When you apply NYT highbrow syntax to everyday situations, it comes off as damn absurd:
“The challenge is summed up neatly in a piece of advice on changing sheets.”
“Mr. McNulty is careful not to disturb the dust on men’s attitudes and habits involving housekeeping, and he has an innate respect for their haplessness toward cleaning chores and their particular pride of place.”
“The stain removal chapter is a litmus for the presence of men at home.”
“He works with what he calls his M.C.U., or mobile cleaning unit, which is a double bucket with cleaning agents like Pledge and Windex that operates as his basic handyman’s kit in each room.”
“Mr. McNulty is not perfect yet, as a white glove test revealed.”
“Although they have attracted a lot of attention, digital epistolary and message fiction like ‘Intimacies’ are not the only electronic forms of literature vying for attention on the Web.”
“Still, Mr. Brown’s digital novel has drawn praise from some scholars interested in new media, especially those who hope to take e-literature mainstream.”
It would be one thing if the content had something to do with the latest from Stephen Elliott or David Mitchell. Under the aegis of an actual idea, we might buy sentences like this. But as I read these offerings, I felt as if I was being bathed in a lukewarm light blinking in a dark, fetid room. Each sentence represents an effort to suffuse flash on a surface of nothingness.
If this is the way it’s going to be, I fear that Tanenhaus’s early efforts are tarnishing the Times. Where’s Eurotrash on this?

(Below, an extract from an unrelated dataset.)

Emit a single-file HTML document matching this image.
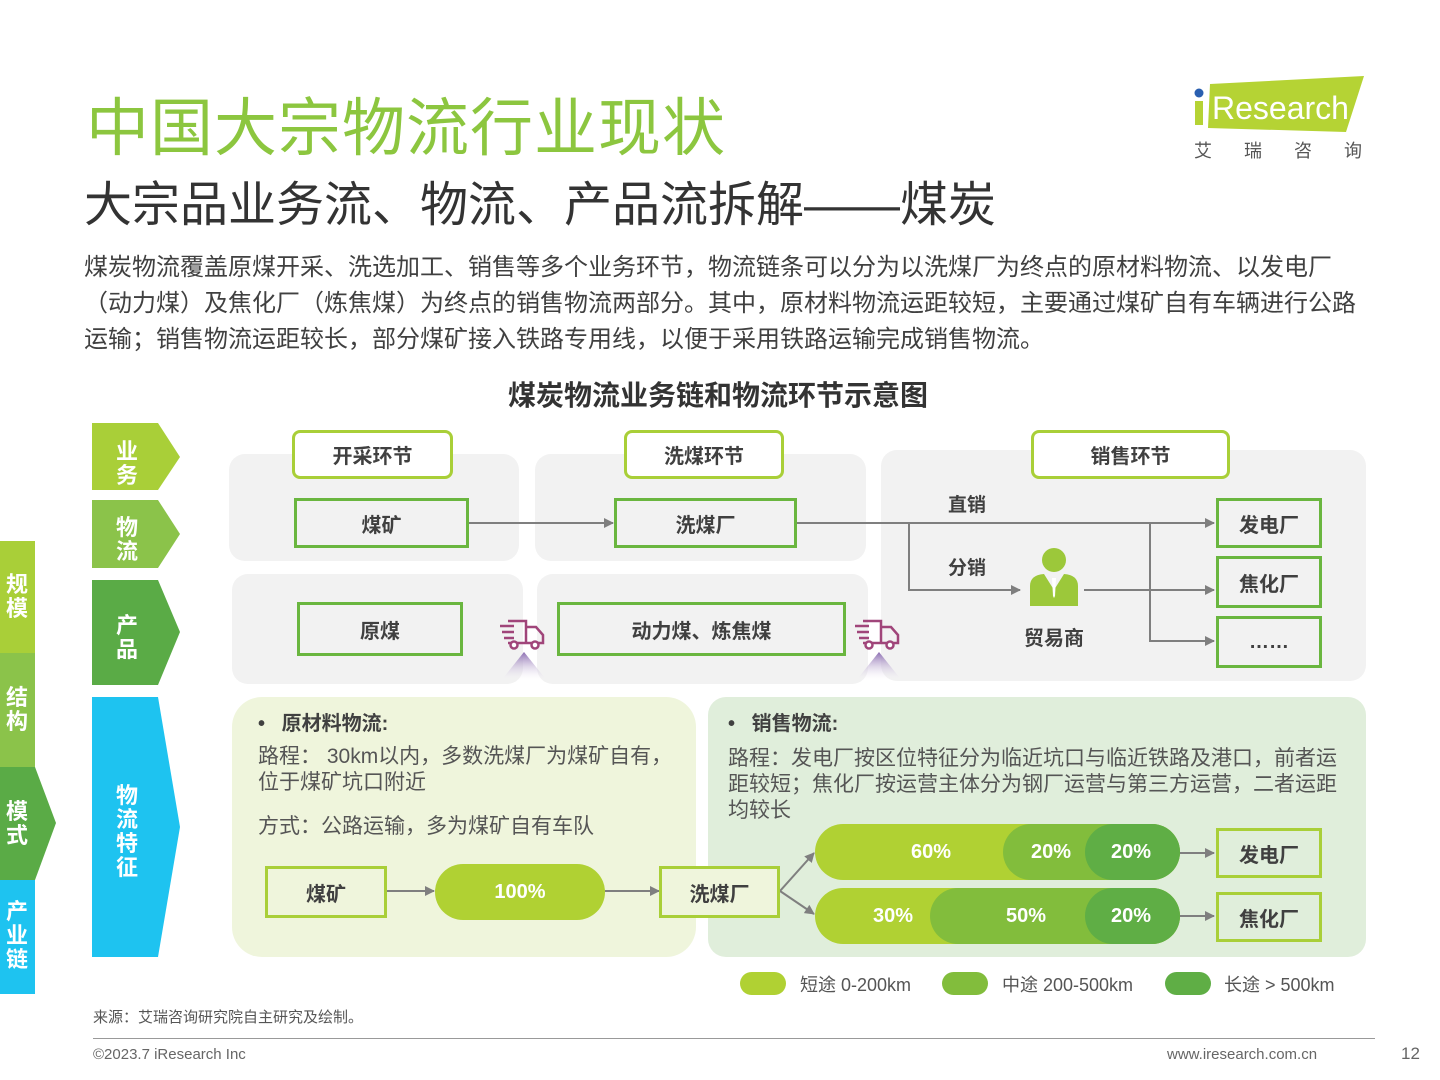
<!DOCTYPE html>
<html><head><meta charset="utf-8"><style>
*{margin:0;padding:0;box-sizing:border-box}
body{width:1440px;height:1080px;background:#fff;position:relative;overflow:hidden;font-family:"Liberation Sans","Noto Sans CJK SC",sans-serif;color:#333}
.a{position:absolute}
.t{white-space:nowrap}
.box{position:absolute;border:3px solid #6ab63f;background:#f2f2f2;display:flex;align-items:center;justify-content:center;font-weight:bold;font-size:20px;color:#404040}
.hdr{position:absolute;border:3px solid #a9cf38;background:#fff;border-radius:8px;display:flex;align-items:center;justify-content:center;font-weight:bold;font-size:20px;color:#404040}
.panel{position:absolute;background:#f2f2f2;border-radius:16px}
.vt{position:absolute;color:#fff;font-weight:bold;font-size:22px;line-height:24px;text-align:center}
.pill{position:absolute;border-radius:30px;color:#fff;font-weight:bold;font-size:20px;display:flex;align-items:center;justify-content:center}
</style></head><body>

<div class="a t" style="left:86px;top:78px;font-size:63px;color:#8cc63f;letter-spacing:1px">中国大宗物流行业现状</div>
<div class="a t" style="left:84px;top:165px;font-size:48px;color:#333">大宗品业务流、物流、产品流拆解——煤炭</div>
<div class="a" style="left:84px;top:250px;width:1340px;font-size:24px;line-height:36px;color:#404040">煤炭物流覆盖原煤开采、洗选加工、销售等多个业务环节，物流链条可以分为以洗煤厂为终点的原材料物流、以发电厂<br>（动力煤）及焦化厂（炼焦煤）为终点的销售物流两部分。其中，原材料物流运距较短，主要通过煤矿自有车辆进行公路<br>运输；销售物流运距较长，部分煤矿接入铁路专用线，以便于采用铁路运输完成销售物流。</div>

<svg class="a" style="left:1188px;top:74px" width="180" height="90">
<polygon points="22,10 176,2 158,58 20,54" fill="#b5d334"/>
<circle cx="11" cy="19" r="4.5" fill="#2a5fb0"/>
<rect x="7" y="27" width="8" height="24" fill="#b5d334"/>
<text x="24" y="45" font-family="Liberation Sans" font-size="32" fill="#fff">Research</text>
<text x="6" y="83" font-family="Noto Sans CJK SC" font-size="18" fill="#555" letter-spacing="32">艾瑞咨询</text>
</svg>

<div class="a t" style="left:0;width:1436px;text-align:center;top:374px;font-size:28px;font-weight:bold;color:#333">煤炭物流业务链和物流环节示意图</div>

<div class="a" style="left:0;top:541px;width:35px;height:112px;background:#a9cf38"></div>
<div class="vt" style="left:0;top:573px;width:34px">规<br>模</div>
<div class="a" style="left:0;top:653px;width:35px;height:114px;background:#8bc34a"></div>
<div class="vt" style="left:0;top:686px;width:34px">结<br>构</div>
<svg class="a" style="left:0;top:767px" width="58" height="113"><polygon points="0,0 35,0 56,56 35,113 0,113" fill="#5aab46"/></svg>
<div class="vt" style="left:0;top:800px;width:34px">模<br>式</div>
<div class="a" style="left:0;top:880px;width:35px;height:114px;background:#1ec3f0"></div>
<div class="vt" style="left:0;top:900px;width:34px">产<br>业<br>链</div>

<svg class="a" style="left:92px;top:420px" width="92" height="540">
<polygon points="0,3 66,3 88,37 66,70 0,70" fill="#a9cf38"/>
<polygon points="0,80 66,80 88,114 66,148 0,148" fill="#8bc34a"/>
<polygon points="0,160 66,160 88,212 66,265 0,265" fill="#5aab46"/>
<polygon points="0,277 66,277 88,407 66,537 0,537" fill="#1ec3f0"/>
</svg>
<div class="vt" style="left:112px;top:440px;width:30px">业<br>务</div>
<div class="vt" style="left:112px;top:516px;width:30px">物<br>流</div>
<div class="vt" style="left:112px;top:614px;width:30px">产<br>品</div>
<div class="vt" style="left:112px;top:784px;width:30px">物<br>流<br>特<br>征</div>

<div class="panel" style="left:229px;top:454px;width:290px;height:107px"></div>
<div class="panel" style="left:535px;top:454px;width:331px;height:107px"></div>
<div class="panel" style="left:881px;top:450px;width:485px;height:231px"></div>
<div class="panel" style="left:232px;top:574px;width:291px;height:110px"></div>
<div class="panel" style="left:537px;top:574px;width:331px;height:110px"></div>

<div class="hdr" style="left:292px;top:430px;width:161px;height:49px">开采环节</div>
<div class="hdr" style="left:624px;top:430px;width:160px;height:49px">洗煤环节</div>
<div class="hdr" style="left:1031px;top:430px;width:199px;height:49px">销售环节</div>

<div class="box" style="left:294px;top:498px;width:175px;height:50px">煤矿</div>
<div class="box" style="left:614px;top:498px;width:183px;height:50px">洗煤厂</div>
<div class="box" style="left:297px;top:602px;width:166px;height:54px">原煤</div>
<div class="box" style="left:557px;top:602px;width:289px;height:54px">动力煤、炼焦煤</div>
<div class="box" style="left:1216px;top:498px;width:106px;height:50px">发电厂</div>
<div class="box" style="left:1216px;top:556px;width:106px;height:52px">焦化厂</div>
<div class="box" style="left:1216px;top:616px;width:106px;height:52px">……</div>

<div class="a t" style="left:948px;top:490px;font-size:19px;font-weight:bold;color:#404040">直销</div>
<div class="a t" style="left:948px;top:553px;font-size:19px;font-weight:bold;color:#404040">分销</div>
<div class="a t" style="left:1024px;top:622px;font-size:20px;font-weight:bold;color:#404040">贸易商</div>

<svg class="a" style="left:0;top:0" width="1440" height="700">
<defs><marker id="ar" markerWidth="10" markerHeight="10" refX="9" refY="5" orient="auto" markerUnits="userSpaceOnUse"><path d="M0,0 L10,5 L0,10z" fill="#7f7f7f"/></marker>
<linearGradient id="tri" x1="0" y1="0" x2="0" y2="1"><stop offset="0" stop-color="#8a6bb0"/><stop offset="1" stop-color="#fff" stop-opacity="0"/></linearGradient></defs>
<g stroke="#7f7f7f" stroke-width="2" fill="none">
<line x1="469" y1="523" x2="613" y2="523" marker-end="url(#ar)"/>
<line x1="797" y1="523" x2="1214" y2="523" marker-end="url(#ar)"/>
<polyline points="909,523 909,590 1020,590" marker-end="url(#ar)"/>
<line x1="1084" y1="590" x2="1214" y2="590" marker-end="url(#ar)"/>
<polyline points="1150,523 1150,641 1214,641" marker-end="url(#ar)"/>
</g>
<circle cx="1054" cy="560" r="12" fill="#9cc83a"/>
<path d="M1030,606 L1030,586 Q1030,575 1044,574 L1054,590 L1064,574 Q1078,575 1078,586 L1078,606z" fill="#9cc83a"/>
<path d="M1052,578 L1056,578 L1055,596 L1054,598 L1053,596z" fill="#fff"/>
<g stroke="#a0457a" stroke-width="2.5" fill="none">
<path d="M508,621 h18 v22 h-18 M526,627 h10 l7,8 v8 h-17"/><line x1="500" y1="626" x2="514" y2="626"/><line x1="502" y1="632" x2="514" y2="632"/><line x1="504" y1="638" x2="514" y2="638"/>
<circle cx="514" cy="645" r="3.5" fill="#fff"/><circle cx="535" cy="645" r="3.5" fill="#fff"/>
<path d="M863,621 h18 v22 h-18 M881,627 h10 l7,8 v8 h-17"/><line x1="855" y1="626" x2="869" y2="626"/><line x1="857" y1="632" x2="869" y2="632"/><line x1="859" y1="638" x2="869" y2="638"/>
<circle cx="869" cy="645" r="3.5" fill="#fff"/><circle cx="890" cy="645" r="3.5" fill="#fff"/>
</g>
<polygon points="524,652 500,682 548,682" fill="url(#tri)"/>
<polygon points="879,652 855,682 903,682" fill="url(#tri)"/>
</svg>

<div class="a" style="left:232px;top:697px;width:464px;height:260px;background:#eff5dc;border-radius:30px"></div>
<div class="a" style="left:708px;top:697px;width:658px;height:260px;background:#e0eedb;border-radius:18px"></div>
<div class="a t" style="left:258px;top:707px;font-size:20px;font-weight:bold;color:#404040">•&nbsp;&nbsp; 原材料物流:</div>
<div class="a" style="left:258px;top:744px;width:430px;font-size:21px;line-height:26px;color:#555">路程： 30km以内，多数洗煤厂为煤矿自有，<br>位于煤矿坑口附近</div>
<div class="a t" style="left:258px;top:810px;font-size:21px;color:#555">方式：公路运输，多为煤矿自有车队</div>
<div class="a t" style="left:728px;top:707px;font-size:20px;font-weight:bold;color:#404040">•&nbsp;&nbsp; 销售物流:</div>
<div class="a" style="left:728px;top:746px;width:630px;font-size:21px;line-height:26px;color:#555">路程：发电厂按区位特征分为临近坑口与临近铁路及港口，前者运<br>距较短；焦化厂按运营主体分为钢厂运营与第三方运营，二者运距<br>均较长</div>

<svg class="a" style="left:0;top:0" width="1440" height="1080">
<defs><marker id="ar2" markerWidth="10" markerHeight="10" refX="9" refY="5" orient="auto" markerUnits="userSpaceOnUse"><path d="M0,0 L10,5 L0,10z" fill="#7f7f7f"/></marker></defs>
<g stroke="#7f7f7f" stroke-width="2" fill="none">
<line x1="386" y1="891" x2="434" y2="891" marker-end="url(#ar2)"/>
<line x1="605" y1="891" x2="659" y2="891" marker-end="url(#ar2)"/>
<line x1="780" y1="891" x2="814" y2="853" marker-end="url(#ar2)"/>
<line x1="780" y1="891" x2="814" y2="914" marker-end="url(#ar2)"/>
<line x1="1180" y1="853" x2="1214" y2="853" marker-end="url(#ar2)"/>
<line x1="1180" y1="916" x2="1214" y2="916" marker-end="url(#ar2)"/>
</g>
</svg>

<div class="box" style="left:265px;top:866px;width:122px;height:52px;border-color:#a9cf38;background:#eff5dc">煤矿</div>
<div class="pill" style="left:435px;top:864px;width:170px;height:56px;background:#b0d133">100%</div>
<div class="box" style="left:659px;top:866px;width:121px;height:52px;border-color:#a9cf38;background:#eff5dc">洗煤厂</div>

<div class="pill" style="left:815px;top:824px;width:365px;height:56px;background:#b0d133;justify-content:flex-start;padding-left:96px">60%</div>
<div class="pill" style="left:1003px;top:824px;width:177px;height:56px;background:#82bd3c;justify-content:flex-start;padding-left:28px">20%</div>
<div class="pill" style="left:1085px;top:824px;width:95px;height:56px;background:#5fae45;justify-content:flex-start;padding-left:26px">20%</div>
<div class="pill" style="left:815px;top:888px;width:365px;height:56px;background:#b0d133;justify-content:flex-start;padding-left:58px">30%</div>
<div class="pill" style="left:930px;top:888px;width:250px;height:56px;background:#82bd3c;justify-content:flex-start;padding-left:76px">50%</div>
<div class="pill" style="left:1085px;top:888px;width:95px;height:56px;background:#5fae45;justify-content:flex-start;padding-left:26px">20%</div>
<div class="box" style="left:1216px;top:828px;width:106px;height:50px;border-color:#a9cf38;background:#e0eedb">发电厂</div>
<div class="box" style="left:1216px;top:892px;width:106px;height:50px;border-color:#a9cf38;background:#e0eedb">焦化厂</div>

<div class="a" style="left:740px;top:972px;width:46px;height:23px;border-radius:12px;background:#b0d133"></div>
<div class="a t" style="left:800px;top:971px;font-size:18px;color:#555">短途 0-200km</div>
<div class="a" style="left:942px;top:972px;width:46px;height:23px;border-radius:12px;background:#82bd3c"></div>
<div class="a t" style="left:1002px;top:971px;font-size:18px;color:#555">中途 200-500km</div>
<div class="a" style="left:1165px;top:972px;width:46px;height:23px;border-radius:12px;background:#5fae45"></div>
<div class="a t" style="left:1224px;top:971px;font-size:18px;color:#555">长途 &gt; 500km</div>

<div class="a t" style="left:93px;top:1006px;font-size:15px;color:#555">来源：艾瑞咨询研究院自主研究及绘制。</div>
<div class="a" style="left:93px;top:1038px;width:1282px;height:1px;background:#999"></div>
<div class="a t" style="left:93px;top:1046px;font-size:15px;color:#666">©2023.7 iResearch Inc</div>
<div class="a t" style="left:1167px;top:1046px;font-size:15px;color:#666">www.iresearch.com.cn</div>
<div class="a t" style="left:1401px;top:1044px;font-size:17px;color:#666">12</div>
</body></html>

[UPDATE: It suddenly occurs to me that the two profiles came, respectively, from the Circuits and Garden sections, and that Tanenhaus isn’t necessarily responsible. Even so, the articles were placed in prominent slots on the online Books section as of this afternoon. Why would anybody serious about books be interested in this thing? I suspect Bill Keller’s hand has been caught in the cookie jar.]
Wait–it’s been my impression that Tanenhaus is responsible only for what happens in the NYTBR, and that the daily book coverage in the arts section is Keller’s (or Erlanger’s) demesne to dole out assignments.